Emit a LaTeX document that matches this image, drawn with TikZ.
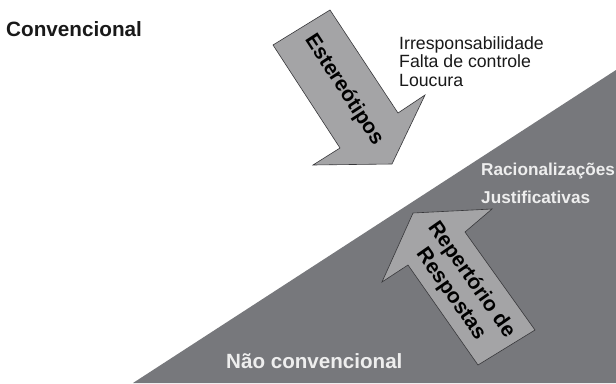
\documentclass[tikz,border=0pt]{standalone}
\usepackage{fontspec}
\setmainfont{Liberation Sans}
\definecolor{darkregion}{RGB}{119,120,124}
\definecolor{arrowfill}{RGB}{164,164,166}
\definecolor{arrowline}{RGB}{55,55,58}
\definecolor{lighttext}{RGB}{238,238,238}
\definecolor{darktext}{RGB}{25,25,25}
\begin{document}
\begin{tikzpicture}[x=1pt,y=-1pt,
  bigarrow/.style={fill=arrowfill, draw=arrowline, line width=0.6pt, line join=miter},
  headlbl/.style={inner sep=0pt, font=\fontsize{20.7}{24}\selectfont\bfseries, text=darktext},
  listlbl/.style={inner sep=0pt, anchor=base west, font=\fontsize{17.7}{18.5}\selectfont, text=darktext},
  lightlbl/.style={inner sep=0pt, font=\fontsize{17.2}{20}\selectfont\bfseries, text=lighttext},
  bottomlbl/.style={inner sep=0pt, font=\fontsize{20.6}{24}\selectfont\bfseries, text=lighttext},
  arrowlbl/.style={inner sep=0pt, font=\fontsize{21}{25}\selectfont\bfseries, text=black, align=center}]
\useasboundingbox (0,0) rectangle (616,383);
\fill[white] (0,0) rectangle (616,383);
% dark lower-right region
\fill[darkregion] (133,383) -- (616,70) -- (616,383) -- cycle;
% Estereotipos arrow (pointing down-right)
\draw[bigarrow] (273,45) -- (330,10) -- (398,113) -- (425,95) -- (392,164) -- (313,165) -- (340,148) -- cycle;
% Repertorio arrow (pointing up-left)
\draw[bigarrow] (478,365) -- (535,330) -- (465,232) -- (492,209) -- (413,213) -- (382,282) -- (408,265) -- cycle;
% labels
\node[headlbl, anchor=base west] (conv) at (6,36.7) {Convencional};
\node[listlbl] (l1) at (399,49) {Irresponsabilidade};
\node[listlbl] (l2) at (399,67.2) {Falta de controle};
\node[listlbl] (l3) at (399,86) {Loucura};
\node[lightlbl, anchor=base west] (rac) at (481,175.5) {Racionalizações};
\node[lightlbl, anchor=base west] (just) at (481,203.3) {Justificativas};
\node[bottomlbl, anchor=base west] (naoconv) at (226,368) {Não convencional};
\node[arrowlbl, rotate=-57] (ester) at (344,90) {Estereótipos};
\node[arrowlbl, rotate=-55] (rep) at (461,287) {Repertório de\\Respostas};
\end{tikzpicture}
\end{document}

+ + + +

*TASK INSTRUCTIONS*. Quote the material exactly. Pictures stay out.

*RESULT OF THIS TASK*.
Emit a LaTeX document that matches this image, drawn with TikZ.
\documentclass[tikz,border=0pt]{standalone}
\usepackage{fontspec}
\setmainfont{Liberation Sans}
\definecolor{darkregion}{RGB}{119,120,124}
\definecolor{arrowfill}{RGB}{164,164,166}
\definecolor{arrowline}{RGB}{55,55,58}
\definecolor{lighttext}{RGB}{238,238,238}
\definecolor{darktext}{RGB}{25,25,25}
\begin{document}
\begin{tikzpicture}[x=1pt,y=-1pt,
  bigarrow/.style={fill=arrowfill, draw=arrowline, line width=0.6pt, line join=miter},
  headlbl/.style={inner sep=0pt, font=\fontsize{20.7}{24}\selectfont\bfseries, text=darktext},
  listlbl/.style={inner sep=0pt, anchor=base west, font=\fontsize{17.7}{18.5}\selectfont, text=darktext},
  lightlbl/.style={inner sep=0pt, font=\fontsize{17.2}{20}\selectfont\bfseries, text=lighttext},
  bottomlbl/.style={inner sep=0pt, font=\fontsize{20.6}{24}\selectfont\bfseries, text=lighttext},
  arrowlbl/.style={inner sep=0pt, font=\fontsize{21}{25}\selectfont\bfseries, text=black, align=center}]
\useasboundingbox (0,0) rectangle (616,383);
\fill[white] (0,0) rectangle (616,383);
% dark lower-right region
\fill[darkregion] (133,383) -- (616,70) -- (616,383) -- cycle;
% Estereotipos arrow (pointing down-right)
\draw[bigarrow] (273,45) -- (330,10) -- (398,113) -- (425,95) -- (392,164) -- (313,165) -- (340,148) -- cycle;
% Repertorio arrow (pointing up-left)
\draw[bigarrow] (478,365) -- (535,330) -- (465,232) -- (492,209) -- (413,213) -- (382,282) -- (408,265) -- cycle;
% labels
\node[headlbl, anchor=base west] (conv) at (6,36.7) {Convencional};
\node[listlbl] (l1) at (399,49) {Irresponsabilidade};
\node[listlbl] (l2) at (399,67.2) {Falta de controle};
\node[listlbl] (l3) at (399,86) {Loucura};
\node[lightlbl, anchor=base west] (rac) at (481,175.5) {Racionalizações};
\node[lightlbl, anchor=base west] (just) at (481,203.3) {Justificativas};
\node[bottomlbl, anchor=base west] (naoconv) at (226,368) {Não convencional};
\node[arrowlbl, rotate=-57] (ester) at (344,90) {Estereótipos};
\node[arrowlbl, rotate=-55] (rep) at (461,287) {Repertório de\\Respostas};
\end{tikzpicture}
\end{document}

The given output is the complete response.